Rémy est homosexuel mais le cache. Lors d’un mariage normand auquel il s’est invité en plantant sa voiture dans l’église, il obligera l’oncle et le grand-père de la mariée à s’embrasser. En les menaçant de mort, s’ils oublient la langue. French Kiss à la gâchette. L’audience paniquée et sous la menace d’une arme à feu, s’exécute. Anecdotique mais terrifiante : cette scène cristallise la revanche que désire Rémy. A son tour, il opprime, se sent puissant et vit sa différence en l’exposant aux Autres, en leur faisant subir le même traitement. A leur tour d’en bouffer. C’est bien ce qu’entreprend aussi ce Rubber. Sans pneus, c’est une bonne partie des activités de l’homme qui se retrouvent à la rue. Et pourtant, on les exploite, les use jusqu’à l’essieux sans discernement. Alors, on va tuer le vivant, sans discernement. Lapin ou femme de ménage, ça respire donc ça meurt : Vous êtes des animaux, vous allez crever.
L’allégorie du pneu et du roux
Alors on se fait une place au soleil à coup de pompe. L’allégorie du pneu ou du roux donne à voir un discours brut : différent donc violent. C’est bien la seule voie pour s’en sortir. On filme ce pneu ou ce roux en truffant le discours de référence plus ou moins subtile : le crâne tondu, le charnier de pneu, la trace dans un lit, il y a un monde entre les trois. N’empêche, que le choc se produit : voir ces brasiers avec une distance qui est celle du pneu refroidit. Même effet lorsque l’on regarde une course automobile par le trou du pneu : l’époque des jeux de Rome n’est pas si loin après tout. Le jeu est intelligent. On met de la distance à un sujet sensible, la discrimination, par le choix du sujet discriminé. Et on en profite pour en dire beaucoup plus. Pas évident d’être pertinent et surtout éviter le cliché. Par contre, la Redxploitation ou la Rubberxpoitation on peut y aller franchement sans craindre le déjà-vu.
C’est ainsi qu’est brossé le portrait d’une société malade : pas besoin d’aller chercher bien loin pour voir les rapports évidents entre ce qui nous est projeté à l’écran et l’actualité. La pertinence du discours tient dans le choix du symbole. Surtout que cela n’oublie pas d’être drôle, de montrer tour à tour l’absurde et la fragilité de la lutte. Elle en devient un spectacle. Chez Dupieux, un petit groupe sur un plateau observe la révolte du pneu.

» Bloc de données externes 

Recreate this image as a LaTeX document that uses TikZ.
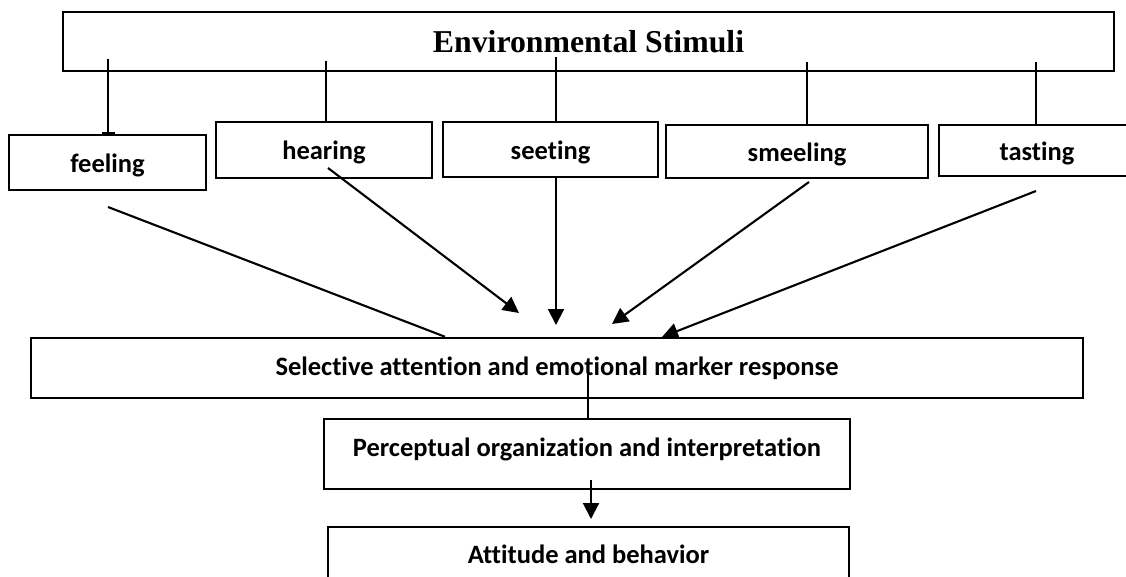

On les croirait attendre l’éclipse. Ils sont mis comme spectateurs de la lutte, et sont pourtant concernés en tant qu’humains. Ils se divertissent du meurtre. Dans un flottement absurde que Quentin Dupieux maîtrise, les acteurs s’encouragent à continuer le spectacle tant que des gens le regardent. L’entertainment dans sa splendeur. Qu’en est-il si plus personne ne regarde ? On arrête tout. La lutte du pneu ne tient que par la présence du public, qui n’hésite pas à redemander du crâne explosé quand ça devient un peu long, là. Dérangeant, mais juste.
Alors ces deux réalisateurs, Romain Gavras et Quentin Dupieux, se chargent de faire les entremetteurs à froid de destins de loosers. Au-delà du hasard de tous calendriers, une partie de la frange française du cinéma connu mais dénué de bons sentiments donne deux objets plus fin que les apparences, ce qui fait leur richesse. Les punchlines accrocheuses, elles sont encore mieux dans la droite d’un roux que sur une colonne Maurice.